[start]

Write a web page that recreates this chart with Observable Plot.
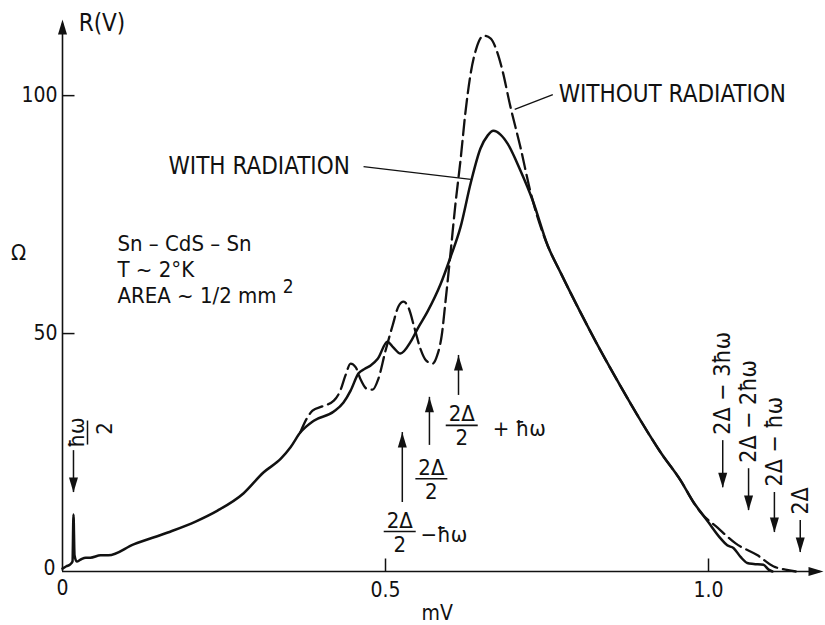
<!DOCTYPE html>
<html>
<head>
<meta charset="utf-8">
<script src="https://cdn.jsdelivr.net/npm/d3@7"></script>
<script src="https://cdn.jsdelivr.net/npm/@observablehq/plot@0.6"></script>
<style>
  html, body { margin: 0; padding: 0; background: #fff; }
  #chart svg { display: block; }
</style>
</head>
<body>
<div id="chart"></div>
<script>
// Differential resistance R(V) of a Sn–CdS–Sn tunnel junction versus bias (mV),
// measured with and without microwave radiation.

// With radiation (solid trace)
const withRadV = [0, 0.006, 0.012, 0.0155, 0.017, 0.0186, 0.022, 0.028, 0.036, 0.043,
  0.059, 0.071, 0.110, 0.163, 0.206, 0.240, 0.280, 0.311, 0.338, 0.353,
  0.368, 0.389, 0.420, 0.435, 0.446, 0.458, 0.468, 0.477, 0.488, 0.503,
  0.512, 0.523, 0.539, 0.550, 0.565, 0.585, 0.601, 0.616, 0.632, 0.647,
  0.658, 0.667, 0.678, 0.689, 0.709, 0.728, 0.751, 0.771, 0.802, 0.833,
  0.864, 0.895, 0.926, 0.957, 0.977, 0.988, 0.999, 1.019, 1.029, 1.039,
  1.050, 1.060, 1.070, 1.085, 1.093, 1.099];
const withRadR = [0.6, 1.1, 1.5, 2.1, 12.0, 3.4, 2.1, 2.5, 2.9, 2.9,
  3.4, 3.4, 5.7, 8.2, 10.5, 12.8, 16.4, 20.8, 23.7, 26.1,
  29.2, 31.7, 33.6, 35.5, 38.0, 41.6, 42.6, 43.3, 44.7, 48.3,
  47.1, 45.8, 48.3, 51.1, 54.6, 60.3, 66.2, 72.3, 81.7, 88.9,
  91.6, 92.6, 91.8, 89.9, 84.2, 77.9, 68.5, 62.8, 54.4, 46.4,
  38.9, 31.7, 25.0, 19.1, 14.5, 12.5, 10.5, 6.9, 5.5, 4.9,
  3.0, 1.8, 1.6, 1.4, 0.4, 0];

// Without radiation (dashed trace)
const withoutRadV = [0.368, 0.378, 0.387, 0.402, 0.420, 0.430, 0.438, 0.446, 0.454, 0.461,
  0.471, 0.480, 0.489, 0.500, 0.511, 0.520, 0.528, 0.536, 0.545, 0.554,
  0.563, 0.573, 0.580, 0.587, 0.593, 0.601, 0.608, 0.616, 0.624, 0.632,
  0.641, 0.652, 0.663, 0.672, 0.681, 0.693, 0.709, 0.724, 0.735, 0.751,
  0.771, 0.802, 0.833, 0.864, 0.895, 0.926, 0.957, 0.977, 0.988, 1.014,
  1.042, 1.076, 1.101, 1.119, 1.135];
const withoutRadR = [29.2, 32.1, 33.8, 34.7, 35.9, 38.0, 41.2, 43.7, 42.9, 40.5,
  38.4, 38.2, 40.5, 46.4, 51.7, 55.7, 56.7, 55.3, 51.1, 46.8,
  44.3, 43.7, 45.4, 49.6, 56.9, 67.4, 76.9, 86.3, 96.8, 104.8,
  110.1, 112.6, 112.0, 109.5, 105.3, 97.9, 89.1, 80.0, 74.6, 68.5,
  62.8, 54.4, 46.4, 38.9, 31.7, 25.0, 19.1, 14.5, 12.4, 9.2,
  5.9, 3.4, 1.05, 0.4, 0];

// Axis ticks
const xTicks = [0.5, 1.0];
const xTickLabels = ["0.5", "1.0"];
const yTicks = [50, 100];
const yTickLabels = ["50", "100"];
const xMax = 1.178;
const yMax = 116;

// Energy markers (mV, arrow from / to in Ω)
const subharmonic = [{v: 0.017, from: 25.4, to: 16.6}];
const subharmonicLabel = [{v: 0.0387, r: 29.2}];
const halfGapArrows = [
  {v: 0.526, from: 14.5, to: 29.2},
  {v: 0.568, from: 26.5, to: 36.6},
  {v: 0.613, from: 37.0, to: 45.4}
];
const halfGapLabels = [
  {v: 0.522, r: 8.4},
  {v: 0.571, r: 19.5},
  {v: 0.618, r: 30.7}
];
const halfGapSuffix = [
  {v: 0.554, r: 7.6, text: "−ħω"},
  {v: 0.666, r: 30.0, text: "+ ħω"}
];
const gapArrows = [
  {v: 1.022, from: 27.5, to: 17.6, text: "2Δ − 3ħω"},
  {v: 1.062, from: 21.6, to: 12.8, text: "2Δ − 2ħω"},
  {v: 1.102, from: 16.6, to: 8.2, text: "2Δ − ħω"},
  {v: 1.142, from: 10.7, to: 4.0, text: "2Δ"}
];

// Curve labels with leader lines
const curveLabels = [
  {v: 0.164, r: 85.1, text: "WITH RADIATION"},
  {v: 0.768, r: 100.2, text: "WITHOUT RADIATION"}
];
const leaders = [
  {v1: 0.466, r1: 85.1, v2: 0.632, r2: 82.4},
  {v1: 0.759, r1: 100.2, v2: 0.700, r2: 97.1}
];
const sampleInfo = "Sn – CdS – Sn\nT ~ 2°K\nAREA ~ 1/2 mm";
const sampleInfoPos = [{v: 0.085, r: 63.7}];
const sampleExponent = [{v: 0.341, r: 59.9}];

const withRad = withRadV.map((v, i) => ({v, r: withRadR[i]}));
const withoutRad = withoutRadV.map((v, i) => ({v, r: withoutRadR[i]}));

// Small path shapes used as dot symbols (tip / anchor at the origin)
const headUp = {draw(c) { c.moveTo(0, 0); c.lineTo(4.5, 15); c.lineTo(-4.5, 15); c.closePath(); }};
const headDown = {draw(c) { c.moveTo(0, 0); c.lineTo(4.5, -15); c.lineTo(-4.5, -15); c.closePath(); }};
const headRight = {draw(c) { c.moveTo(0, 0); c.lineTo(-15, 4.5); c.lineTo(-15, -4.5); c.closePath(); }};
const tickUp = {draw(c) { c.moveTo(0, 0); c.lineTo(0, -13); }};
const tickRight = {draw(c) { c.moveTo(0, 0); c.lineTo(12, 0); }};
const barH = {draw(c) { c.moveTo(-16, 0); c.lineTo(16, 0); }};
const barV = {draw(c) { c.moveTo(0, -12); c.lineTo(0, 12); }};

const font = "'Liberation Sans Narrow', 'DejaVu Sans Condensed', 'Liberation Sans', sans-serif";
const ink = "#111";

const chart = Plot.plot({
  width: 825,
  height: 625,
  marginLeft: 62,
  marginRight: 2,
  marginTop: 19,
  marginBottom: 54,
  x: {domain: [0, xMax], axis: null},
  y: {domain: [0, yMax], axis: null},
  style: {fontFamily: font, background: "white", color: ink, overflow: "visible"},
  marks: [
    // axes with arrowheads
    Plot.ruleX([{v: 0, r1: 0, r2: yMax - 1}], {x: "v", y1: "r1", y2: "r2", stroke: ink, strokeWidth: 1.6}),
    Plot.ruleY([{r: 0, v1: 0, v2: xMax - 0.005}], {y: "r", x1: "v1", x2: "v2", stroke: ink, strokeWidth: 1.6}),
    Plot.dot([{v: 0, r: yMax}], {x: "v", y: "r", symbol: headUp, fill: ink, stroke: "none"}),
    Plot.dot([{v: xMax, r: 0}], {x: "v", y: "r", symbol: headRight, fill: ink, stroke: "none"}),
    Plot.dot(xTicks, {x: (d) => d, y: () => 0, symbol: tickUp, fill: "none", stroke: ink, strokeWidth: 1.5}),
    Plot.dot(yTicks, {x: () => 0, y: (d) => d, symbol: tickRight, fill: "none", stroke: ink, strokeWidth: 1.5}),
    Plot.text(xTicks, {x: (d) => d, y: () => 0, text: (d, i) => xTickLabels[i], dy: 19, fontSize: 21}),
    Plot.text(yTicks, {x: () => 0, y: (d) => d, text: (d, i) => yTickLabels[i], textAnchor: "end", dx: -5, fontSize: 21}),
    Plot.text(["0"], {x: () => 0, y: () => 0, text: (d) => d, textAnchor: "end", dx: -7, dy: -3, fontSize: 21}),
    Plot.text(["0"], {x: () => 0, y: () => 0, text: (d) => d, dy: 17, fontSize: 21}),
    Plot.text(["R(V)"], {x: () => 0.025, y: () => 115.3, text: (d) => d, textAnchor: "start", fontSize: 24}),
    Plot.text(["Ω"], {x: () => -0.068, y: () => 67.0, text: (d) => d, fontSize: 22}),
    Plot.text(["mV"], {x: () => 0.58, y: () => -8.8, text: (d) => d, fontSize: 21}),

    // traces
    Plot.line(withRad, {x: "v", y: "r", curve: "monotone-x", stroke: ink, strokeWidth: 2.5}),
    Plot.line(withoutRad, {x: "v", y: "r", curve: "monotone-x", stroke: ink, strokeWidth: 2.3, strokeDasharray: "15,6"}),

    // curve labels
    Plot.text(curveLabels, {x: "v", y: "r", text: "text", textAnchor: "start", fontSize: 24, letterSpacing: 1.7}),
    Plot.link(leaders, {x1: "v1", y1: "r1", x2: "v2", y2: "r2", stroke: ink, strokeWidth: 1.3}),
    Plot.text(sampleInfoPos, {x: "v", y: "r", text: () => sampleInfo, textAnchor: "start", fontSize: 22, lineHeight: 1.18, letterSpacing: 0.6}),
    Plot.text(sampleExponent, {x: "v", y: "r", text: () => "2", textAnchor: "start", fontSize: 19}),

    // ħω/2 marker
    Plot.ruleX(subharmonic, {x: "v", y1: "from", y2: "to", stroke: ink, strokeWidth: 1.5}),
    Plot.dot(subharmonic, {x: "v", y: "to", symbol: headDown, fill: ink, stroke: "none"}),
    Plot.text(subharmonicLabel, {x: "v", y: "r", text: () => "ħω", rotate: -90, dx: -11, fontSize: 22}),
    Plot.dot(subharmonicLabel, {x: "v", y: "r", symbol: barV, fill: "none", stroke: ink, strokeWidth: 1.5}),
    Plot.text(subharmonicLabel, {x: "v", y: "r", text: () => "2", rotate: -90, dx: 17, dy: -4, fontSize: 22}),

    // 2Δ/2 and 2Δ/2 ± ħω markers
    Plot.ruleX(halfGapArrows, {x: "v", y1: "from", y2: "to", stroke: ink, strokeWidth: 1.5}),
    Plot.dot(halfGapArrows, {x: "v", y: "to", symbol: headUp, fill: ink, stroke: "none"}),
    Plot.text(halfGapLabels, {x: "v", y: "r", text: () => "2Δ", dy: -11, fontSize: 22}),
    Plot.dot(halfGapLabels, {x: "v", y: "r", symbol: barH, fill: "none", stroke: ink, strokeWidth: 1.6}),
    Plot.text(halfGapLabels, {x: "v", y: "r", text: () => "2", dy: 13, fontSize: 22}),
    Plot.text(halfGapSuffix, {x: "v", y: "r", text: "text", textAnchor: "start", fontSize: 22}),

    // 2Δ − nħω markers
    Plot.ruleX(gapArrows, {x: "v", y1: "from", y2: "to", stroke: ink, strokeWidth: 1.5}),
    Plot.dot(gapArrows, {x: "v", y: "to", symbol: headDown, fill: ink, stroke: "none"}),
    Plot.text(gapArrows, {x: "v", y: "from", text: "text", rotate: -90, textAnchor: "start", dy: -6, fontSize: 23})
  ]
});

document.getElementById("chart").appendChild(chart);
</script>
</body>
</html>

[end]

* EXERCISE INSTRUCTIONS *
From the first line of the listing above, repeat every line through the one holding "3.0, 1.8, 1.6, 1.4, 0.4, 0];". Both ends count, and pictures stay out.

* RESULT OF THIS EXERCISE *
Write a web page that recreates this chart with Observable Plot.
<!DOCTYPE html>
<html>
<head>
<meta charset="utf-8">
<script src="https://cdn.jsdelivr.net/npm/d3@7"></script>
<script src="https://cdn.jsdelivr.net/npm/@observablehq/plot@0.6"></script>
<style>
  html, body { margin: 0; padding: 0; background: #fff; }
  #chart svg { display: block; }
</style>
</head>
<body>
<div id="chart"></div>
<script>
// Differential resistance R(V) of a Sn–CdS–Sn tunnel junction versus bias (mV),
// measured with and without microwave radiation.

// With radiation (solid trace)
const withRadV = [0, 0.006, 0.012, 0.0155, 0.017, 0.0186, 0.022, 0.028, 0.036, 0.043,
  0.059, 0.071, 0.110, 0.163, 0.206, 0.240, 0.280, 0.311, 0.338, 0.353,
  0.368, 0.389, 0.420, 0.435, 0.446, 0.458, 0.468, 0.477, 0.488, 0.503,
  0.512, 0.523, 0.539, 0.550, 0.565, 0.585, 0.601, 0.616, 0.632, 0.647,
  0.658, 0.667, 0.678, 0.689, 0.709, 0.728, 0.751, 0.771, 0.802, 0.833,
  0.864, 0.895, 0.926, 0.957, 0.977, 0.988, 0.999, 1.019, 1.029, 1.039,
  1.050, 1.060, 1.070, 1.085, 1.093, 1.099];
const withRadR = [0.6, 1.1, 1.5, 2.1, 12.0, 3.4, 2.1, 2.5, 2.9, 2.9,
  3.4, 3.4, 5.7, 8.2, 10.5, 12.8, 16.4, 20.8, 23.7, 26.1,
  29.2, 31.7, 33.6, 35.5, 38.0, 41.6, 42.6, 43.3, 44.7, 48.3,
  47.1, 45.8, 48.3, 51.1, 54.6, 60.3, 66.2, 72.3, 81.7, 88.9,
  91.6, 92.6, 91.8, 89.9, 84.2, 77.9, 68.5, 62.8, 54.4, 46.4,
  38.9, 31.7, 25.0, 19.1, 14.5, 12.5, 10.5, 6.9, 5.5, 4.9,
  3.0, 1.8, 1.6, 1.4, 0.4, 0];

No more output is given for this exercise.